Core Systems - Latency Affecting On Customer And Conversation Timelines
Incident Report for Kustomer
Postmortem

Summary

On July 22 2024 customers on Kustomer’s Prod1 environment experienced elevated latency and error rates on multiple features of the Kustomer product. 

Root Cause

One of Kustomer’s primary databases experienced a hardware failure, resulting in a switchover to a secondary database.  Requests made during the 90 second period between the failure and successful switchover were unsuccessful.  The service responsible for rendering the Kustomer timeline failed to immediately switch over to the new primary node for an additional 8 minutes, resulting in additional time till the customer timelines were usable

Timeline

Jul 22, 2024

  • 10:30 AM AM EDT: A hardware failure occurred on a primary database node
  • 10:31:38 AM EDT: The failure was detected and traffic began routing to a new primary database node.  At this point, non-timeline requests began succeeding
  • 10:50 AM EDT: The service that renders the kustomer timeline fully recovered and the platform functioned normally

Lessons/Improvements

Improved internal monitoring for database failures - Our team was alerted of the failures and began investigating immediately, but did not have immediate visibility into the cause of the failures.  We’ve improved our database monitoring to allow for quicker response times in the case of a future hardware failure like this. 

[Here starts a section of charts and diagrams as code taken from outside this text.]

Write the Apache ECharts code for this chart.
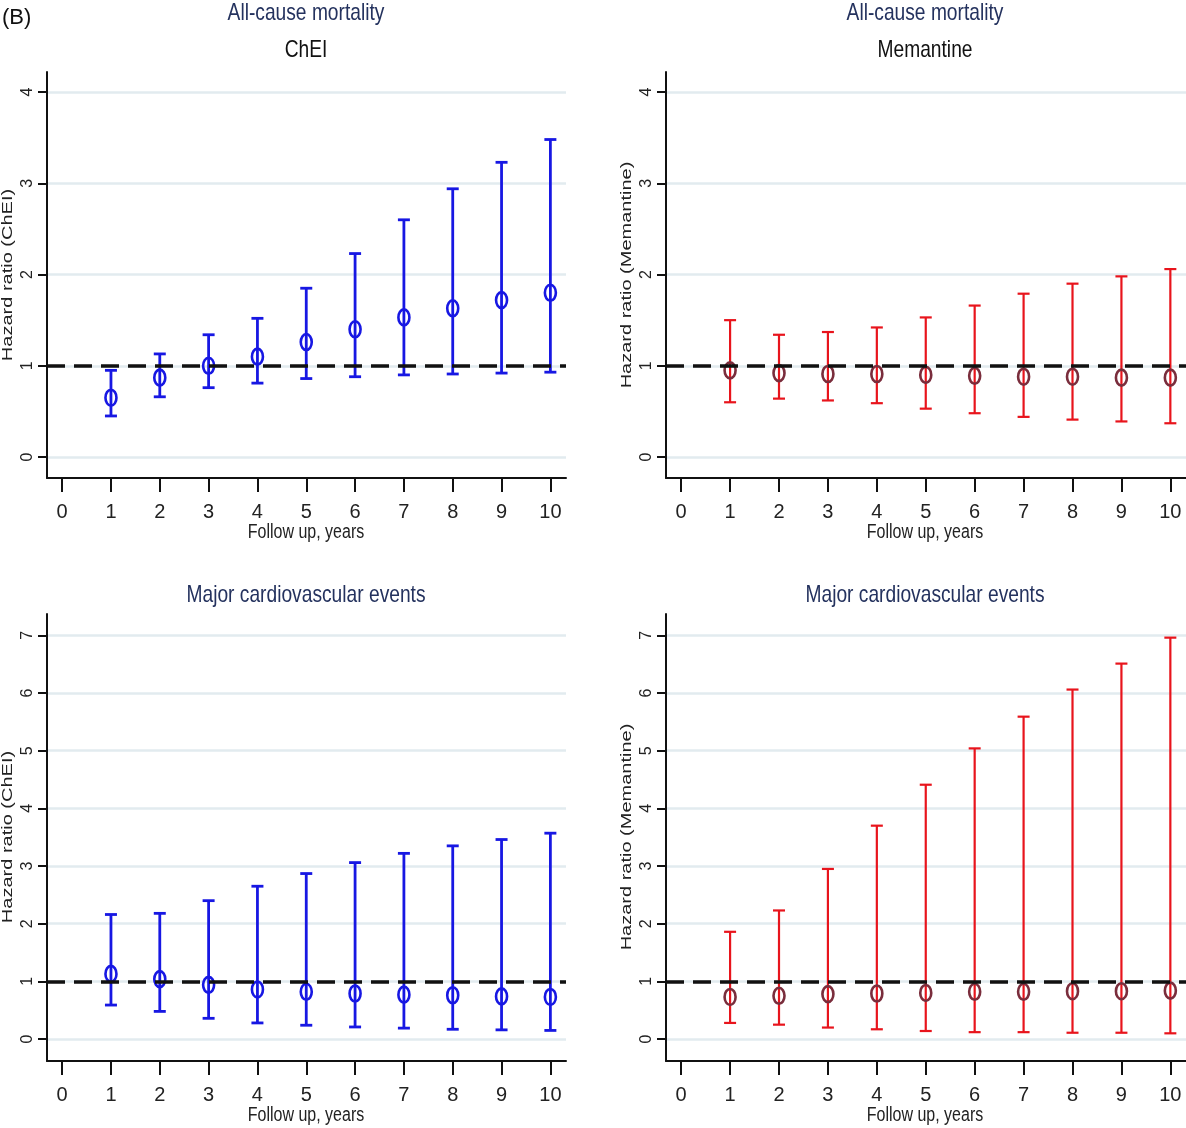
<!DOCTYPE html>
<html>
<head>
<meta charset="utf-8">
<script src="https://cdn.jsdelivr.net/npm/echarts@6/dist/echarts.min.js"></script>
<style>
  html, body { margin: 0; padding: 0; background: #fff; }
  #chart { width: 1186px; height: 1128px; }
</style>
</head>
<body>
<div id="chart"></div>
<script>
const years = [1, 2, 3, 4, 5, 6, 7, 8, 9, 10];
const xTicks = [0, 1, 2, 3, 4, 5, 6, 7, 8, 9, 10];
const yTicksTop = [0, 1, 2, 3, 4];
const yTicksBottom = [0, 1, 2, 3, 4, 5, 6, 7];

// all-cause mortality
const cheiAcmHr = [0.65, 0.87, 1.00, 1.10, 1.26, 1.40, 1.53, 1.63, 1.72, 1.80];
const cheiAcmLo = [0.45, 0.66, 0.76, 0.81, 0.86, 0.88, 0.90, 0.91, 0.92, 0.93];
const cheiAcmHi = [0.95, 1.13, 1.34, 1.52, 1.85, 2.23, 2.60, 2.94, 3.23, 3.48];

const memAcmHr = [0.95, 0.92, 0.91, 0.91, 0.90, 0.89, 0.88, 0.88, 0.87, 0.87];
const memAcmLo = [0.60, 0.64, 0.62, 0.59, 0.53, 0.48, 0.44, 0.41, 0.39, 0.37];
const memAcmHi = [1.50, 1.34, 1.37, 1.42, 1.53, 1.66, 1.79, 1.90, 1.98, 2.06];

// major cardiovascular events
const cheiMaceHr = [1.13, 1.04, 0.94, 0.86, 0.82, 0.79, 0.77, 0.76, 0.74, 0.73];
const cheiMaceLo = [0.59, 0.48, 0.36, 0.28, 0.24, 0.21, 0.19, 0.17, 0.16, 0.15];
const cheiMaceHi = [2.16, 2.18, 2.40, 2.65, 2.87, 3.06, 3.22, 3.35, 3.46, 3.57];

const memMaceHr = [0.73, 0.75, 0.78, 0.79, 0.80, 0.82, 0.82, 0.83, 0.83, 0.84];
const memMaceLo = [0.28, 0.25, 0.20, 0.17, 0.14, 0.12, 0.12, 0.11, 0.11, 0.10];
const memMaceHi = [1.86, 2.23, 2.95, 3.70, 4.41, 5.04, 5.59, 6.06, 6.51, 6.96];

const BLUE = '#1717e3';
const RED = '#e8141c';
const MAROON = '#7a2d3c';
const NAVY = '#24325e';
const ARIAL = "'Liberation Sans', Arial, sans-serif";

const chart = echarts.init(document.getElementById('chart'));

const grids = [
  { left: 47, top: 72, width: 519, height: 406, outerBoundsMode: 'none', containLabel: false },
  { left: 666, top: 72, width: 520, height: 406, outerBoundsMode: 'none', containLabel: false },
  { left: 47, top: 614, width: 519, height: 447, outerBoundsMode: 'none', containLabel: false },
  { left: 666, top: 614, width: 520, height: 447, outerBoundsMode: 'none', containLabel: false }
];

function xAxisFor(i) {
  return {
    gridIndex: i, type: 'value', min: -0.31, max: 10.32,
    axisLine: { show: true, onZero: false, lineStyle: { color: '#111', width: 2 } },
    axisTick: { show: true, customValues: xTicks, length: 14, lineStyle: { color: '#111', width: 2 } },
    axisLabel: { customValues: xTicks, margin: 24, fontFamily: ARIAL, fontSize: 20, color: '#222' },
    splitLine: { show: false }
  };
}

function yAxisFor(i, max, min, ticks) {
  return {
    gridIndex: i, type: 'value', min: min, max: max,
    axisLine: { show: true, onZero: false, lineStyle: { color: '#111', width: 2 } },
    axisTick: { show: true, customValues: ticks, length: 9, lineStyle: { color: '#111', width: 2 } },
    axisLabel: { customValues: ticks, rotate: 90, margin: 11, fontFamily: ARIAL, fontSize: 16, color: '#222' },
    splitLine: { show: true, lineStyle: { color: '#e2ebef', width: 2.5 } }
  };
}

function rows(hr, lo, hi) {
  return years.map((y, k) => [y, hr[k], lo[k], hi[k]]);
}

function errorSeries(i, data, lineColor, markColor, lw) {
  return {
    type: 'custom', xAxisIndex: i, yAxisIndex: i, data: data,
    encode: { x: 0, y: [1, 2, 3] },
    z: 3,
    renderItem: function (params, api) {
      const x = api.value(0);
      const c = api.coord([x, api.value(1)]);
      const lo = api.coord([x, api.value(2)]);
      const hi = api.coord([x, api.value(3)]);
      const cap = 12;
      const style = { stroke: lineColor, lineWidth: lw };
      return {
        type: 'group',
        children: [
          { type: 'line', shape: { x1: hi[0], y1: hi[1], x2: lo[0], y2: lo[1] }, style: style },
          { type: 'line', shape: { x1: hi[0] - cap / 2, y1: hi[1], x2: hi[0] + cap / 2, y2: hi[1] }, style: style },
          { type: 'line', shape: { x1: lo[0] - cap / 2, y1: lo[1], x2: lo[0] + cap / 2, y2: lo[1] }, style: style },
          { type: 'ellipse', shape: { cx: c[0], cy: c[1], rx: 5.5, ry: 8 },
            style: { fill: 'none', stroke: markColor, lineWidth: 2.6 } }
        ]
      };
    },
    markLine: {
      silent: true, symbol: 'none', label: { show: false },
      lineStyle: { color: '#111', width: 3.5, type: [18, 9] },
      data: [{ yAxis: 1 }]
    }
  };
}

// the source figure is stretched vertically, so horizontal text looks narrow
function narrowText(x, y, text, size, color) {
  return {
    type: 'text', x: x, y: y, scaleX: 0.8, scaleY: 1,
    style: { text: text, font: size + 'px ' + ARIAL, fill: color, textAlign: 'center', textVerticalAlign: 'middle' }
  };
}

// rotated y-axis titles: long along the text, thin across it
function yTitle(x, y, text) {
  return {
    type: 'text', x: x, y: y, rotation: Math.PI / 2, scaleX: 1, scaleY: 0.75,
    style: { text: text, font: '20px ' + ARIAL, fill: '#222', textAlign: 'center', textVerticalAlign: 'middle' }
  };
}

const option = {
  animation: false,
  backgroundColor: '#fff',
  grid: grids,
  xAxis: [xAxisFor(0), xAxisFor(1), xAxisFor(2), xAxisFor(3)],
  yAxis: [
    yAxisFor(0, 4.22, -0.23, yTicksTop),
    yAxisFor(1, 4.22, -0.23, yTicksTop),
    yAxisFor(2, 7.37, -0.38, yTicksBottom),
    yAxisFor(3, 7.37, -0.38, yTicksBottom)
  ],
  series: [
    errorSeries(0, rows(cheiAcmHr, cheiAcmLo, cheiAcmHi), BLUE, BLUE, 2.8),
    errorSeries(1, rows(memAcmHr, memAcmLo, memAcmHi), RED, MAROON, 2.2),
    errorSeries(2, rows(cheiMaceHr, cheiMaceLo, cheiMaceHi), BLUE, BLUE, 2.8),
    errorSeries(3, rows(memMaceHr, memMaceLo, memMaceHi), RED, MAROON, 2.2)
  ],
  graphic: [
    { type: 'text', x: 2, y: 18, style: { text: '(B)', font: '22px ' + ARIAL, fill: '#111', textVerticalAlign: 'middle' } },
    narrowText(306, 13, 'All-cause mortality', 24, NAVY),
    narrowText(306, 50, 'ChEI', 24, '#111'),
    narrowText(925, 13, 'All-cause mortality', 24, NAVY),
    narrowText(925, 50, 'Memantine', 24, '#111'),
    narrowText(306, 595, 'Major cardiovascular events', 24, NAVY),
    narrowText(925, 595, 'Major cardiovascular events', 24, NAVY),
    narrowText(306, 532, 'Follow up, years', 20, '#222'),
    narrowText(925, 532, 'Follow up, years', 20, '#222'),
    narrowText(306, 1115, 'Follow up, years', 20, '#222'),
    narrowText(925, 1115, 'Follow up, years', 20, '#222'),
    yTitle(8, 275, 'Hazard ratio (ChEI)'),
    yTitle(627, 275, 'Hazard ratio (Memantine)'),
    yTitle(8, 837, 'Hazard ratio (ChEI)'),
    yTitle(627, 837, 'Hazard ratio (Memantine)')
  ]
};

chart.setOption(option);
</script>
</body>
</html>
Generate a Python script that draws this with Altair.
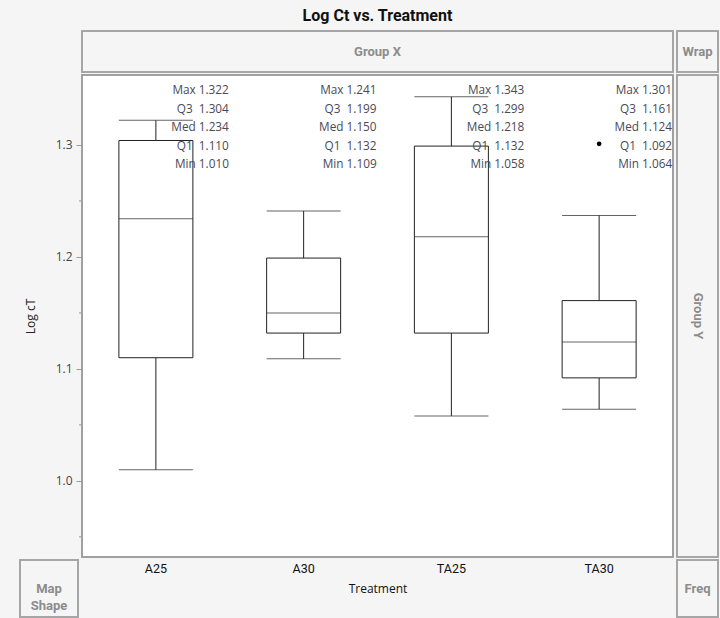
import altair as alt
import pandas as pd

treatments = ["A25", "A30", "TA25", "TA30"]
mins = [1.010, 1.109, 1.058, 1.064]
q1s = [1.110, 1.132, 1.132, 1.092]
meds = [1.234, 1.150, 1.218, 1.124]
q3s = [1.304, 1.199, 1.299, 1.161]
maxs = [1.322, 1.241, 1.343, 1.301]
whisker_tops = [1.322, 1.241, 1.343, 1.237]
outlier_treat = ["TA30"]
outlier_vals = [1.301]
stat_names = ["Max", "Q3", "Med", "Q1", "Min"]
major_ticks = [1.0, 1.1, 1.2, 1.3]
minor_ticks = [0.95, 1.05, 1.15, 1.25]
y_domain = [0.932, 1.3625]

W, H = 591, 482
FONT = "Open Sans"

box_df = pd.DataFrame({"Treatment": treatments, "min": mins, "q1": q1s,
                       "med": meds, "q3": q3s, "max": maxs, "wtop": whisker_tops})
out_df = pd.DataFrame({"Treatment": outlier_treat, "v": outlier_vals})
minor_df = pd.DataFrame({"v": minor_ticks})

rows = []
for i, t in enumerate(treatments):
    vals = [maxs[i], q3s[i], meds[i], q1s[i], mins[i]]
    for s, v in zip(stat_names, vals):
        sep = " " if len(s) == 3 else "\u00a0\u00a0"
        rows.append({"Treatment": t, "stat": s, "label": f"{s}{sep}{v:.3f}"})
txt_df = pd.DataFrame(rows)

xs = alt.Scale(domain=treatments, paddingInner=0, paddingOuter=0)
ys = alt.Scale(domain=y_domain, nice=False, zero=False)
x_axis = alt.Axis(title="Treatment", labelAngle=0, ticks=False, domain=False,
                  labelPadding=5, labelFontSize=12.5, labelColor="#111",
                  labelFont="Roboto", titleFont=FONT, titleFontSize=12,
                  titleFontWeight="normal", titleColor="#111", titlePadding=9)
X = alt.X("Treatment:N", scale=xs, axis=x_axis)
y_axis = alt.Axis(title="Log cT", values=major_ticks, format=".1f", orient="left",
                  tickSize=6, tickColor="#999", domain=False, grid=False,
                  labelFontSize=12, labelColor="#444", labelFont=FONT,
                  labelPadding=4, titleFont=FONT, titleFontSize=12,
                  titleFontWeight="normal", titleColor="#222",
                  titleX=-45, titleY=H / 2)

def Y(field):
    return alt.Y(field, scale=ys, axis=y_axis)

base = alt.Chart(box_df)
LINE = "#222"
whisk_lo = base.mark_rule(color=LINE).encode(x=X, y=Y("min:Q"), y2="q1:Q")
whisk_hi = base.mark_rule(color=LINE).encode(x=X, y=Y("q3:Q"), y2="wtop:Q")
cap_lo = base.mark_tick(color=LINE, size=74, thickness=1).encode(x=X, y=Y("min:Q"))
cap_hi = base.mark_tick(color=LINE, size=74, thickness=1).encode(x=X, y=Y("wtop:Q"))
boxes = base.mark_bar(size=74, fill="white", stroke=LINE, strokeWidth=1).encode(
    x=X, y=Y("q1:Q"), y2="q3:Q")
medians = base.mark_tick(color=LINE, size=74, thickness=1).encode(x=X, y=Y("med:Q"))
outl = alt.Chart(out_df).mark_circle(color="black", size=22, opacity=1).encode(
    x=X, y=Y("v:Q"))
minor = alt.Chart(minor_df).mark_rule(color="#999", strokeWidth=1).encode(
    x=alt.value(-3), x2=alt.value(0), y=Y("v:Q"))

main = alt.layer(whisk_lo, whisk_hi, cap_lo, cap_hi, boxes, medians, outl, minor)

texts = alt.Chart(txt_df).mark_text(align="right", baseline="middle", dx=73,
                                    font=FONT, fontSize=11.8, color="#4a4a55").encode(
    x=X,
    y=alt.Y("stat:N", sort=stat_names, axis=None,
            scale=alt.Scale(type="point", range=[15, 89], padding=0)),
    text="label:N")

one = pd.DataFrame({"a": [0]})
FR = "#a6a6a6"
BG = "#f5f5f5"
frames_spec = [
    (0, 591, -44, -3),      # Group X
    (595, 636, -44, -3),    # Wrap
    (595, 636, 0, 482),     # Group Y
    (595, 636, 485, 542),   # Freq
    (-62, -4, 485, 542),    # Map Shape
]
frame_layers = []
for x1, x2, y1, y2 in frames_spec:
    frame_layers.append(alt.Chart(one).mark_rect(fill=BG, stroke=FR, strokeWidth=2).encode(
        x=alt.value(x1), x2=alt.value(x2), y=alt.value(y1), y2=alt.value(y2)))

label_spec = [
    ("Group X", 295.5, -23.5, 0),
    ("Wrap", 615.5, -23.5, 0),
    ("Group Y", 615.5, 241, 90),
    ("Freq", 615.5, 513.5, 0),
    ("Map\nShape", -33, 513.5, 0),
]
label_layers = []
for t, lx, ly, ang in label_spec:
    label_layers.append(alt.Chart(one).mark_text(
        text=t, font="Roboto", fontSize=13, fontWeight="bold", color="#8c8c8c",
        angle=ang, align="center", baseline="middle", lineBreak="\n", lineHeight=17).encode(
        x=alt.value(lx), y=alt.value(ly)))

chart = alt.layer(main, texts, *frame_layers, *label_layers).resolve_scale(
    y="independent").properties(
    width=W, height=H,
    title=alt.TitleParams("Log Ct vs. Treatment", anchor="middle", fontSize=16,
                          font="Roboto", fontWeight="bold", color="#111", offset=6),
    background=BG,
    padding={"left": 82, "top": 75, "right": 47, "bottom": 61},
    autosize=alt.AutoSizeParams(type="none"),
).configure_view(fill="white", stroke="#a0a0a0", strokeWidth=2)

chart.save("out.html", embed_options={"renderer": "svg", "actions": False})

Perform additional failover testing - We intend to perform additional testing of failover scenarios in non-production environments to discover additional opportunities to optimize this process and reduce disruption to customers.

Posted Aug 15, 2024 - 16:28 EDT

Resolved
Kustomer has resolved an event affecting core platform systems that caused latency in searches and timelines.

After careful monitoring, our team has concluded that all affected areas are now fully restored. Please reach out to Kustomer support at support@kustomer.com with any additional questions or concerns.
Posted Jul 22, 2024 - 11:17 EDT
Update
We are continuing to monitor for any further issues.
Posted Jul 22, 2024 - 11:05 EDT
Monitoring
Kustomer has identified of an event affecting platform system that may cause customer and conversation timelines within the platform to experience trouble loading.

Our team has implemented an update to address this issue and is monitoring to verify that it is resolved. Please expect additional updates within the next 30 minutes, and reach out to Kustomer support at support@kustomer.com if you have additional questions or concerns.
Posted Jul 22, 2024 - 11:01 EDT
This incident affected: Prod1 (US) (Channel - Chat, Channel - Email, Channel - Facebook, Channel - Instagram, Channel - SMS, Channel - Twitter, Channel - WhatsApp, Search).